MPP Expertise Is Important
Similar to Teradata in concept, the more successful DW appliances are massively parallel, distributed systems. This means that data is uniformly shared (distributed) across many discrete (typically shared nothing) units of work. Compared to an SMP system such as Oracle, this provides many performance advantages for VLDW deployment. However, a basic theory of MPP systems provides a useful illustration in this case; a parallel operation is only as fast as its slowest unit of work. This is also true of the practice of deploying a data warehouse on an MPP system. The environment is only as fast as the methods and procedures that define the environment will allow.
A common barrier encountered in VLDW projects is the counterintuitive nature of many MPP system best practices.
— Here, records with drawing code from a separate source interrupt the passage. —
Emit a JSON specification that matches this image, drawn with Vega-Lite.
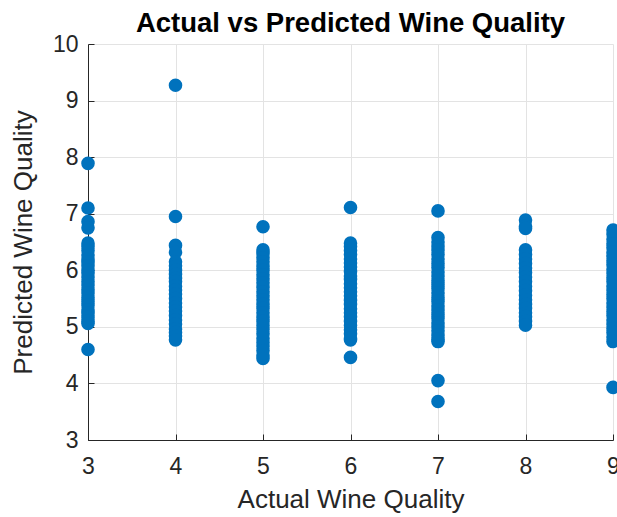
{
  "$schema": "https://vega.github.io/schema/vega-lite/v6.json",
  "autosize": {"type": "none"},
  "width": 525,
  "height": 396,
  "padding": {"left": 88, "top": 44, "right": 4, "bottom": 77},
  "background": "white",
  "title": {
    "text": "Actual vs Predicted Wine Quality",
    "font": "Liberation Sans",
    "fontSize": 27.5,
    "fontWeight": "bold",
    "color": "#000000",
    "anchor": "middle",
    "offset": 4,
    "dy": 8
  },
  "config": {
    "view": {"stroke": null},
    "axis": {
      "labelFont": "Liberation Sans",
      "titleFont": "Liberation Sans",
      "labelColor": "#262626",
      "titleColor": "#262626",
      "domainColor": "#262626",
      "tickColor": "#262626",
      "gridColor": "#e3e3e3",
      "gridWidth": 1,
      "domainWidth": 1,
      "tickWidth": 1,
      "tickSize": -6,
      "labelFontSize": 23,
      "titleFontSize": 26,
      "titleFontWeight": "normal",
      "grid": true
    }
  },
  "data": {
    "values": [
      {"actual": 3, "predicted": 7.89}, {"actual": 3, "predicted": 7.10}, {"actual": 3, "predicted": 6.86}, {"actual": 3, "predicted": 6.75},
      {"actual": 3, "predicted": 6.48}, {"actual": 3, "predicted": 6.42}, {"actual": 3, "predicted": 6.35}, {"actual": 3, "predicted": 6.27},
      {"actual": 3, "predicted": 6.20}, {"actual": 3, "predicted": 6.14}, {"actual": 3, "predicted": 6.08}, {"actual": 3, "predicted": 6.00},
      {"actual": 3, "predicted": 5.95}, {"actual": 3, "predicted": 5.88}, {"actual": 3, "predicted": 5.80}, {"actual": 3, "predicted": 5.74},
      {"actual": 3, "predicted": 5.66}, {"actual": 3, "predicted": 5.60}, {"actual": 3, "predicted": 5.52}, {"actual": 3, "predicted": 5.45},
      {"actual": 3, "predicted": 5.38}, {"actual": 3, "predicted": 5.30}, {"actual": 3, "predicted": 5.24}, {"actual": 3, "predicted": 5.17},
      {"actual": 3, "predicted": 5.10}, {"actual": 3, "predicted": 5.06}, {"actual": 3, "predicted": 4.60},
      {"actual": 4, "predicted": 9.27}, {"actual": 4, "predicted": 6.95}, {"actual": 4, "predicted": 6.44}, {"actual": 4, "predicted": 6.32},
      {"actual": 4, "predicted": 6.15}, {"actual": 4, "predicted": 6.08}, {"actual": 4, "predicted": 6.00}, {"actual": 4, "predicted": 5.93},
      {"actual": 4, "predicted": 5.86}, {"actual": 4, "predicted": 5.80}, {"actual": 4, "predicted": 5.72}, {"actual": 4, "predicted": 5.65},
      {"actual": 4, "predicted": 5.58}, {"actual": 4, "predicted": 5.50}, {"actual": 4, "predicted": 5.42}, {"actual": 4, "predicted": 5.35},
      {"actual": 4, "predicted": 5.28}, {"actual": 4, "predicted": 5.20}, {"actual": 4, "predicted": 5.12}, {"actual": 4, "predicted": 5.05},
      {"actual": 4, "predicted": 4.96}, {"actual": 4, "predicted": 4.90}, {"actual": 4, "predicted": 4.84}, {"actual": 4, "predicted": 4.77},
      {"actual": 5, "predicted": 6.77}, {"actual": 5, "predicted": 6.36}, {"actual": 5, "predicted": 6.30}, {"actual": 5, "predicted": 6.22},
      {"actual": 5, "predicted": 6.15}, {"actual": 5, "predicted": 6.07}, {"actual": 5, "predicted": 6.00}, {"actual": 5, "predicted": 5.92},
      {"actual": 5, "predicted": 5.85}, {"actual": 5, "predicted": 5.78}, {"actual": 5, "predicted": 5.70}, {"actual": 5, "predicted": 5.62},
      {"actual": 5, "predicted": 5.55}, {"actual": 5, "predicted": 5.48}, {"actual": 5, "predicted": 5.40}, {"actual": 5, "predicted": 5.33},
      {"actual": 5, "predicted": 5.25}, {"actual": 5, "predicted": 5.17}, {"actual": 5, "predicted": 5.10}, {"actual": 5, "predicted": 5.03},
      {"actual": 5, "predicted": 4.96}, {"actual": 5, "predicted": 4.88}, {"actual": 5, "predicted": 4.80}, {"actual": 5, "predicted": 4.73},
      {"actual": 5, "predicted": 4.66}, {"actual": 5, "predicted": 4.58}, {"actual": 5, "predicted": 4.50}, {"actual": 5, "predicted": 4.44},
      {"actual": 6, "predicted": 7.11}, {"actual": 6, "predicted": 6.48}, {"actual": 6, "predicted": 6.42}, {"actual": 6, "predicted": 6.35},
      {"actual": 6, "predicted": 6.28}, {"actual": 6, "predicted": 6.20}, {"actual": 6, "predicted": 6.13}, {"actual": 6, "predicted": 6.06},
      {"actual": 6, "predicted": 5.98}, {"actual": 6, "predicted": 5.90}, {"actual": 6, "predicted": 5.84}, {"actual": 6, "predicted": 5.76},
      {"actual": 6, "predicted": 5.69}, {"actual": 6, "predicted": 5.62}, {"actual": 6, "predicted": 5.55}, {"actual": 6, "predicted": 5.47},
      {"actual": 6, "predicted": 5.40}, {"actual": 6, "predicted": 5.32}, {"actual": 6, "predicted": 5.25}, {"actual": 6, "predicted": 5.18},
      {"actual": 6, "predicted": 5.10}, {"actual": 6, "predicted": 5.03}, {"actual": 6, "predicted": 4.95}, {"actual": 6, "predicted": 4.88},
      {"actual": 6, "predicted": 4.80}, {"actual": 6, "predicted": 4.77}, {"actual": 6, "predicted": 4.46},
      {"actual": 7, "predicted": 7.05}, {"actual": 7, "predicted": 6.58}, {"actual": 7, "predicted": 6.50}, {"actual": 7, "predicted": 6.43},
      {"actual": 7, "predicted": 6.36}, {"actual": 7, "predicted": 6.28}, {"actual": 7, "predicted": 6.20}, {"actual": 7, "predicted": 6.12},
      {"actual": 7, "predicted": 6.05}, {"actual": 7, "predicted": 5.97}, {"actual": 7, "predicted": 5.90}, {"actual": 7, "predicted": 5.82},
      {"actual": 7, "predicted": 5.75}, {"actual": 7, "predicted": 5.68}, {"actual": 7, "predicted": 5.60}, {"actual": 7, "predicted": 5.52},
      {"actual": 7, "predicted": 5.45}, {"actual": 7, "predicted": 5.37}, {"actual": 7, "predicted": 5.30}, {"actual": 7, "predicted": 5.22},
      {"actual": 7, "predicted": 5.15}, {"actual": 7, "predicted": 5.07}, {"actual": 7, "predicted": 5.00}, {"actual": 7, "predicted": 4.93},
      {"actual": 7, "predicted": 4.85}, {"actual": 7, "predicted": 4.78}, {"actual": 7, "predicted": 4.74}, {"actual": 7, "predicted": 4.05},
      {"actual": 7, "predicted": 3.68},
      {"actual": 8, "predicted": 6.89}, {"actual": 8, "predicted": 6.78}, {"actual": 8, "predicted": 6.74}, {"actual": 8, "predicted": 6.36},
      {"actual": 8, "predicted": 6.28}, {"actual": 8, "predicted": 6.20}, {"actual": 8, "predicted": 6.12}, {"actual": 8, "predicted": 6.04},
      {"actual": 8, "predicted": 5.96}, {"actual": 8, "predicted": 5.88}, {"actual": 8, "predicted": 5.80}, {"actual": 8, "predicted": 5.72},
      {"actual": 8, "predicted": 5.64}, {"actual": 8, "predicted": 5.56}, {"actual": 8, "predicted": 5.48}, {"actual": 8, "predicted": 5.40},
      {"actual": 8, "predicted": 5.33}, {"actual": 8, "predicted": 5.25}, {"actual": 8, "predicted": 5.18}, {"actual": 8, "predicted": 5.10},
      {"actual": 8, "predicted": 5.03},
      {"actual": 9, "predicted": 6.71}, {"actual": 9, "predicted": 6.64}, {"actual": 9, "predicted": 6.55}, {"actual": 9, "predicted": 6.47},
      {"actual": 9, "predicted": 6.40}, {"actual": 9, "predicted": 6.32}, {"actual": 9, "predicted": 6.25}, {"actual": 9, "predicted": 6.17},
      {"actual": 9, "predicted": 6.10}, {"actual": 9, "predicted": 6.02}, {"actual": 9, "predicted": 5.95}, {"actual": 9, "predicted": 5.87},
      {"actual": 9, "predicted": 5.80}, {"actual": 9, "predicted": 5.72}, {"actual": 9, "predicted": 5.65}, {"actual": 9, "predicted": 5.57},
      {"actual": 9, "predicted": 5.50}, {"actual": 9, "predicted": 5.42}, {"actual": 9, "predicted": 5.35}, {"actual": 9, "predicted": 5.27},
      {"actual": 9, "predicted": 5.20}, {"actual": 9, "predicted": 5.12}, {"actual": 9, "predicted": 5.05}, {"actual": 9, "predicted": 4.97},
      {"actual": 9, "predicted": 4.90}, {"actual": 9, "predicted": 4.82}, {"actual": 9, "predicted": 4.74}, {"actual": 9, "predicted": 3.93}
    ]
  },
  "mark": {"type": "point", "filled": true, "shape": "circle", "color": "#0072BD", "opacity": 1, "size": 185},
  "encoding": {
    "x": {
      "field": "actual",
      "type": "quantitative",
      "scale": {"domain": [3, 9], "nice": false, "zero": false},
      "axis": {"title": "Actual Wine Quality", "values": [3, 4, 5, 6, 7, 8, 9], "format": "d", "labelPadding": 21, "titlePadding": 8, "labelFlush": false}
    },
    "y": {
      "field": "predicted",
      "type": "quantitative",
      "scale": {"domain": [3, 10], "nice": false, "zero": false},
      "axis": {"title": "Predicted Wine Quality", "values": [3, 4, 5, 6, 7, 8, 9, 10], "format": "d", "labelPadding": 16, "titlePadding": 16, "labelFlush": false}
    }
  }
}
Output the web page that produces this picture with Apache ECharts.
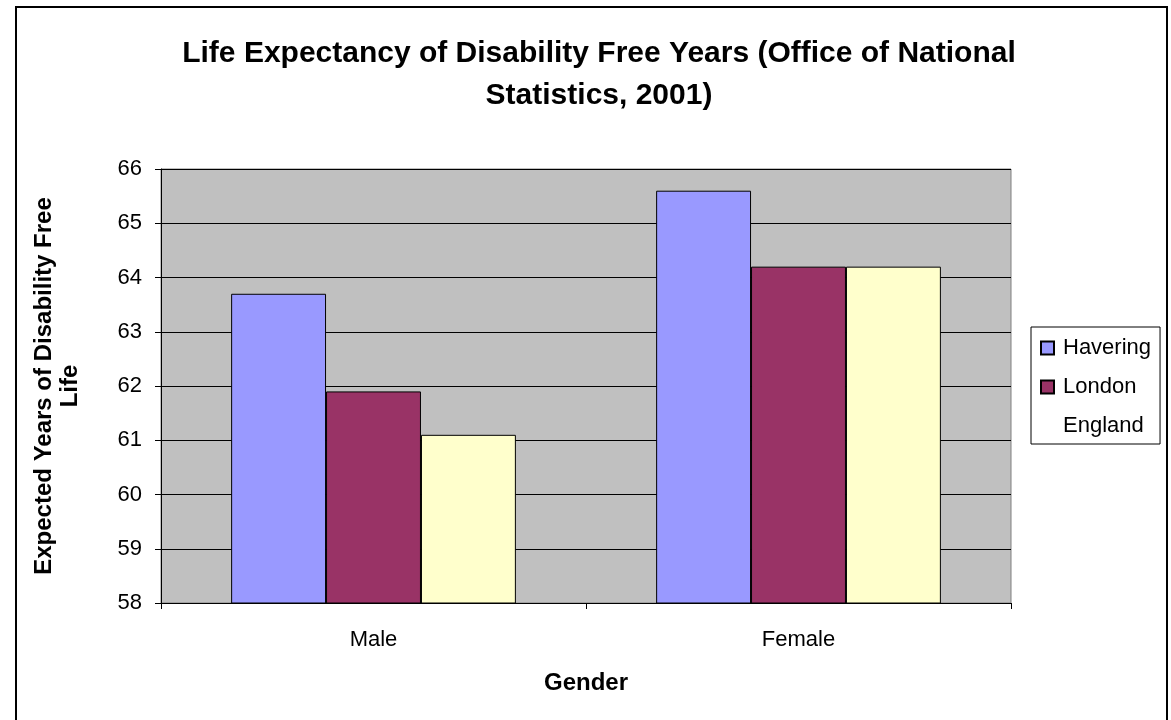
<!DOCTYPE html>
<html>
<head>
<meta charset="utf-8">
<script src="https://cdn.jsdelivr.net/npm/echarts@6/dist/echarts.min.js"></script>
<style>
html,body{margin:0;padding:0;background:#fff;}
#main{width:1171px;height:720px;}
</style>
</head>
<body>
<div id="main"></div>
<script>
const categories = ['Male', 'Female'];
const havering = [63.7, 65.6];
const london = [61.9, 64.2];
const england = [61.1, 64.2];
const seriesNames = ['Havering', 'London', 'England'];
const yTicks = [58, 59, 60, 61, 62, 63, 64, 65, 66];

const FONT = '"Liberation Sans", Arial, sans-serif';
const chart = echarts.init(document.getElementById('main'), null, {renderer: 'canvas'});

const barStyle = (c) => ({color: c, borderColor: '#000', borderWidth: 1});

chart.setOption({
  animation: false,
  backgroundColor: '#fff',
  graphic: [{
    type: 'rect', left: 15, top: 6, z: -1,
    shape: {width: 1151, height: 730},
    style: {fill: '#fff', stroke: '#000', lineWidth: 2}
  }],
  title: {
    text: 'Life Expectancy of Disability Free Years (Office of National\nStatistics, 2001)',
    left: 594, top: 28, textAlign: 'center',
    textStyle: {fontFamily: FONT, fontWeight: 'bold', fontSize: 30, lineHeight: 42, color: '#000'}
  },
  legend: {
    orient: 'vertical', left: 1031, top: 327,
    padding: [10, 9, 7, 9],
    borderColor: '#000', borderWidth: 1,
    itemWidth: 13, itemHeight: 13, itemGap: 17,
    icon: 'rect',
    textStyle: {fontFamily: FONT, fontSize: 22, color: '#000', padding: [0, 0, 0, 4]},
    data: [
      {name: seriesNames[0]},
      {name: seriesNames[1]},
      {name: seriesNames[2], itemStyle: {color: '#fff', borderColor: '#fff', borderWidth: 0}}
    ]
  },
  grid: {
    left: 161, top: 169, right: 160, bottom: 117,
    show: true, backgroundColor: '#C0C0C0', borderColor: '#808080', borderWidth: 1
  },
  xAxis: {
    type: 'category', data: categories,
    axisLine: {lineStyle: {color: '#000', width: 1}},
    axisTick: {show: true, length: 6, lineStyle: {color: '#000'}},
    axisLabel: {fontFamily: FONT, fontSize: 22, color: '#000', margin: 26},
    name: 'Gender', nameLocation: 'middle', nameGap: 68,
    nameTextStyle: {fontFamily: FONT, fontSize: 24, fontWeight: 'bold', color: '#000'}
  },
  yAxis: {
    type: 'value', min: yTicks[0], max: yTicks[yTicks.length - 1], interval: 1,
    axisLine: {show: true, lineStyle: {color: '#000', width: 1}},
    axisTick: {show: true, length: 6, lineStyle: {color: '#000'}},
    axisLabel: {fontFamily: FONT, fontSize: 22, color: '#000', margin: 19},
    splitLine: {show: true, lineStyle: {color: '#000', width: 1}},
    name: 'Expected Years of Disability Free\nLife', nameLocation: 'middle', nameGap: 78,
    nameTextStyle: {fontFamily: FONT, fontSize: 24, fontWeight: 'bold', color: '#000', lineHeight: 26}
  },
  series: [
    {name: seriesNames[0], type: 'bar', data: havering, itemStyle: barStyle('#9999FF'), barGap: '0%', barCategoryGap: '33%'},
    {name: seriesNames[1], type: 'bar', data: london, itemStyle: barStyle('#993366'), barGap: '0%', barCategoryGap: '33%'},
    {name: seriesNames[2], type: 'bar', data: england, itemStyle: barStyle('#FFFFCC'), barGap: '0%', barCategoryGap: '33%'}
  ]
});
</script>
</body>
</html>
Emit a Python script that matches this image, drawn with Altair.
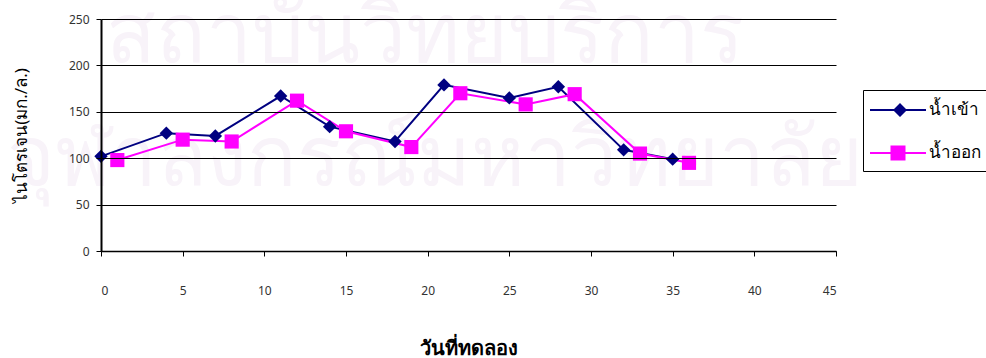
import altair as alt
import pandas as pd

# ---- data ----
series_names = ["น้ำเข้า", "น้ำออก"]
series_colors = ["#000080", "#FF00FF"]
days_in = [0, 4, 7, 11, 14, 18, 21, 25, 28, 32, 35]
n_in = [102, 127, 124, 167, 134, 118, 179, 165, 177, 109, 99]
days_out = [1, 5, 8, 12, 15, 19, 22, 26, 29, 33, 36]
n_out = [98, 120, 118, 162, 129, 112, 170, 158, 169, 105, 95]
x_ticks = [0, 5, 10, 15, 20, 25, 30, 35, 40, 45]
y_ticks = [0, 50, 100, 150, 200, 250]
x_title = "วันที่ทดลอง"
y_title = "ไนโตรเจน(มก./ล.)"
watermark_rows = ["สถาบันวิทยบริการ", "จุฬาลงกรณ์มหาวิทยาลัย"]

df = pd.DataFrame({
    "day": days_in + days_out,
    "n": n_in + n_out,
    "series": [series_names[0]] * len(days_in) + [series_names[1]] * len(days_out),
})

W, H = 735, 232
FONT = "Noto Sans, DejaVu Sans, sans-serif"

x_enc = alt.X("day:Q", scale=alt.Scale(domain=[0, 45], nice=False, zero=False),
              axis=alt.Axis(values=x_ticks, title=x_title, grid=False, labelPadding=29,
                            titlePadding=42, titleFontWeight="bold", titleFontSize=20,
                            tickSize=5, labelFontSize=12, format="d", zindex=1))
y_enc = alt.Y("n:Q", scale=alt.Scale(domain=[0, 250], nice=False),
              axis=alt.Axis(values=y_ticks, title=y_title, grid=True, labelPadding=7,
                            titlePadding=38, titleFontWeight="normal", titleFontSize=17,
                            tickSize=5, labelFontSize=12, zindex=1, domainWidth=2))

# legend symbols: a filled 2px bar (the line) plus the marker, in one path
legend_paths = [
    "M-1.3,-0.1H4.3V0.1H-1.3ZM1.7,-0.7L2.4,0L1.7,0.7L1,0Z",
    "M-1.3,-0.1H4.3V0.1H-1.3ZM0.75,-0.75H2.25V0.75H0.75Z",
]
leg = alt.Legend(title=None, orient="none", legendX=762, legendY=71,
                 strokeColor="black", padding=10, fillColor="white",
                 symbolSize=400, symbolStrokeWidth=0, symbolOpacity=1,
                 labelFont=FONT, labelFontSize=17, labelColor="black",
                 labelOffset=36, rowPadding=25)
color_scale = alt.Scale(domain=series_names, range=series_colors)
color_enc = alt.Color("series:N", scale=color_scale, legend=leg)

# faint background watermark
wm = pd.DataFrame({"t": watermark_rows})
wm1 = alt.Chart(wm.iloc[[0]]).mark_text(font=FONT, fontSize=82, color="#f8f3f9",
                                        align="center", baseline="alphabetic").encode(
    text="t:N", x=alt.value(324), y=alt.value(43))
wm2 = alt.Chart(wm.iloc[[1]]).mark_text(font=FONT, fontSize=82, color="#f8f3f9",
                                        align="center", baseline="alphabetic").encode(
    text="t:N", x=alt.value(334), y=alt.value(166))

base = alt.Chart(df)

lines = base.mark_line(strokeWidth=2).encode(
    x=x_enc, y=y_enc, color=color_enc, detail="series:N",
)

pts_in = base.transform_filter(alt.datum.series == series_names[0]).mark_point(
    filled=True, opacity=1, size=180, shape="diamond").encode(
    x="day:Q", y="n:Q", color=color_enc,
)
pts_out = base.transform_filter(alt.datum.series == series_names[1]).mark_point(
    filled=True, opacity=1, size=200, shape="square").encode(
    x="day:Q", y="n:Q", color=color_enc,
)

legend_layer = base.transform_filter("false").mark_point(filled=True, opacity=1).encode(
    x="day:Q", y="n:Q",
    color=color_enc,
    shape=alt.Shape("series:N", scale=alt.Scale(domain=series_names, range=legend_paths), legend=leg),
)

chart = alt.layer(wm1, wm2, lines, pts_in, pts_out, legend_layer).properties(
    width=W, height=H,
    autosize=alt.AutoSizeParams(type="none"),
    padding={"left": 101, "top": 19, "right": 150, "bottom": 107},
    background="white",
).configure_view(stroke=None).configure_axis(
    domainColor="black", tickColor="black", gridColor="black", gridWidth=1,
    labelColor="#333333", titleColor="black", labelFont=FONT, titleFont=FONT,
    domainWidth=1.5,
)

chart.save("out.html", embed_options={"renderer": "svg", "actions": False})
For example, index-supported operations often underperform IO optimized full scans. Furthermore, full scans take on new meaning in a distributed, MPP system. Parallel scanning provides full-table scan operations in the time it takes to perform a scan for the largest distribution of a table (as little as 1/192 of the data on a large system). Partitioning, a common performance paradigm for distributed systems, also fundamentally differs from indexing strategies. Partitioning relies on the context of user queries (specifically restrictions). Index-based strategies focus on join criteria and the physical characteristics of the data. These are just a few brief examples that underscore the importance of expertise and training for a VLDW project.
The Right Mix of Hardware and Solution
Wrapping endless methodology and bottomless resources around the wrong hardware solution is just as unlikely to deliver a successful VLDW as providing the fastest hardware in the world with no solutions or experience. Although it is true that DW appliances have proven the ability to scale active data warehouses into the hundreds of terabytes while achieving dramatic performance improvements, developments in the methodology and practices used to deploy these massive environments are equally important. Although it is common to ask “how fast” when evaluating these systems it is just as important to ask “how.”